Major Banks Launch Stablecoin Initiative Pegged to G7 Currencies
Ten major financial institutions have announced plans to explore issuing stablecoins pegged to G7 currencies. The banking consortium includes Goldman Sachs, Deutsche Bank, Bank of America, Banco Santander, BNP Paribas, Citigroup, MUFG Bank, TD Bank Group, and UBS. This collaboration represents a significant shift in how traditional banking institutions approach digital asset integration.
Banks describe this project as an early stage, but designed to test whether blockchain-based tokens pegged 1:1 to fiat can work at a global scale. The initiative signals growing institutional confidence in stablecoin technology. Financial giants are moving beyond cautious observation into active participation in the digital currency space.
G7 Currency Stablecoins Could Transform Cross-Border Payments
The proposed stablecoins would be directly linked to major currencies like the US dollar, euro, and Japanese yen. The concept behind these digital assets is straightforward. Each token would maintain a 1:1 value ratio with its corresponding fiat currency. This structure aims to provide the benefits of blockchain technology while eliminating cryptocurrency volatility.
Cross-border transactions currently face significant friction from multiple intermediaries and settlement delays. Bank-issued stablecoins could streamline international payments dramatically. Blockchain infrastructure enables near-instant settlements that operate around the clock. Traditional wire transfers often require several business days to complete.
Similar European initiatives aim to provide 24/7 access to efficient cross-border payments and programmable payment capabilities. The technology could substantially reduce transaction costs. Financial institutions spend billions annually on correspondent banking relationships and payment infrastructure.
Regulatory Clarity Drives Bank Stablecoin Development
Recent regulatory developments have encouraged major banks to explore stablecoin issuance more seriously. The European Union’s MiCA rules are currently in force, requiring non-compliant stablecoins to be delisted. Clear frameworks give institutions the confidence to invest in blockchain-based payment systems.

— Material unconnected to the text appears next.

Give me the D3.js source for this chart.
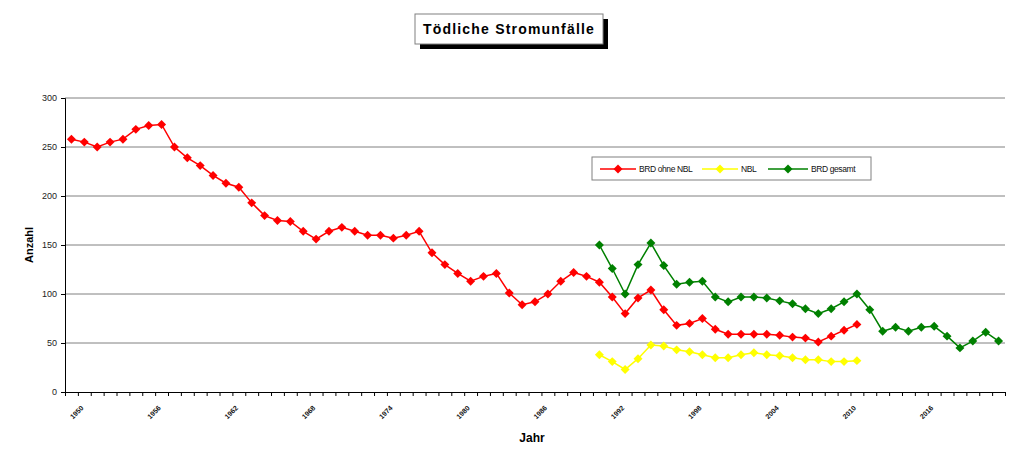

The United Kingdom has prioritized stablecoin regulations for 2025, focusing on ensuring fiat-backed stability. In the United States, recent legislation has opened the door for banks to issue blockchain-backed currencies under clear regulatory oversight. These regulatory advances remove significant barriers that previously prevented bank participation.
JPMorgan Chase launched its own stablecoin-like token, JPMD, this year. A significant milestone occurred in March 2025, when Custodia Bank and Vantage Bank collaborated to launch the first bank-issued stablecoin on a permissionless blockchain. These precedents demonstrate that major financial institutions are experimenting with digital currency technology.
Bank Stablecoins Challenge Existing Crypto Leaders
This consortium approach could reshape the current stablecoin market dominated by Tether and Circle. Banks bring substantial resources, established compliance frameworks, and deep liquidity pools. Their entry into this space legitimizes stablecoins as viable payment instruments for institutional use.
Traditional financial institutions offer advantages that crypto-native issuers cannot match. Banks have existing regulatory relationships and established trust with corporate clients. They can integrate stablecoins directly into legacy payment systems and treasury management platforms.
However, banks face competition from both existing stablecoin providers and crypto-native solutions. Tether and USD Coin already process billions in daily transactions. These established players have network effects and integration across thousands of cryptocurrency exchanges.
What Bank-Issued Stablecoins Mean for Digital Assets
According to the banks’ statement, the project is at an early stage. Yet this initiative marks a pivotal moment in cryptocurrency adoption. When the largest global financial institutions collaborate on blockchain infrastructure, it validates the technology’s long-term potential.
The consortium model allows banks to share development costs and create interoperable systems. This approach could establish industry standards that benefit all participants. Collaborative development may accelerate adoption among corporate treasuries and institutional investors.
Bank involvement could also drive increased liquidity in digital asset markets. Financial institutions manage trillions in assets and facilitate enormous daily payment volumes. Even modest stablecoin adoption by these banks would significantly expand the cryptocurrency ecosystem.
Conclusion
The coming months will reveal whether this consortium can deliver functional products that compete effectively. Success depends on execution, regulatory cooperation, and market acceptance. Banks must balance innovation with the risk management standards that define traditional finance.